They also claim to have a way of improving wine by “hyperdecanting” it via sixty seconds in a blender—the idea being that it will benefit from the oxygenation and outgassing effects. My solemn, taking-one-for-the-team experiments with red wine have partly confirmed this for Schwarzeneggerian young reds.
I took up the gauntlet. First stop, the liquor store, where I pulled a little prank on the vintages clerk when I put on a serious face and asked for help locating a young Schwarzeneggerian red. (I imagine he's still talking about it.)
Came home with a bottle purported to be a big young Californian red: the 2008 Liberty Cab ($17), and just for fun, the cheapest Italian red I could find (year unknown, name forgotten, bottle recycled). Invited over two wine-loving friends.
Put out three glasses at each place: one for the wine straight out of the bottle, one for the hyperdecanted wine, and my Eisch "breathable" wine glasses, which I have confirmed in other wine tastings do amazing things to wine.
I hyperdecanted by blenderizing each wine for 60 seconds, starting with the Liberty.

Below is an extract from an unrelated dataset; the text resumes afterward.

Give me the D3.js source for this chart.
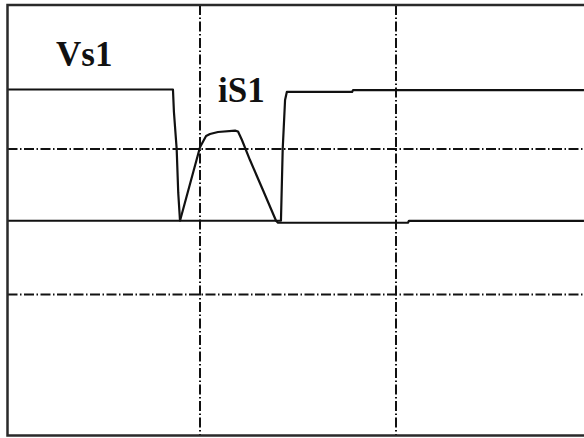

The effect was pronounced. Right out of the bottle, the Liberty tasted stellar: rounded, layered. The hyperdecanted Liberty was good, but lost a lot of its definition. It became much more generic tasting, mellow, a bit blah. The Eisch was right in the middle: it was superb.
Some quick palate cleansing and then it was on to the Italian. (No rest for the weary.) Out of the bottle it was harsh, raw, and a bit hard to drink. (Ordinarily I'd have added a teaspoon of water to my glass to mellow it out.) The Eisch was better but still harsh. The hyperdecanted, though: oh, my. It was a transformed wine: the harshness gone.
By the way, the foaminess recedes almost immediately. The hyperdecantenation seemed to remove the "legs" from the Liberty, but added some to the Italian: I don't know if that makes any sense.
Moral of the story? Buy cheap wine and put it in the blender.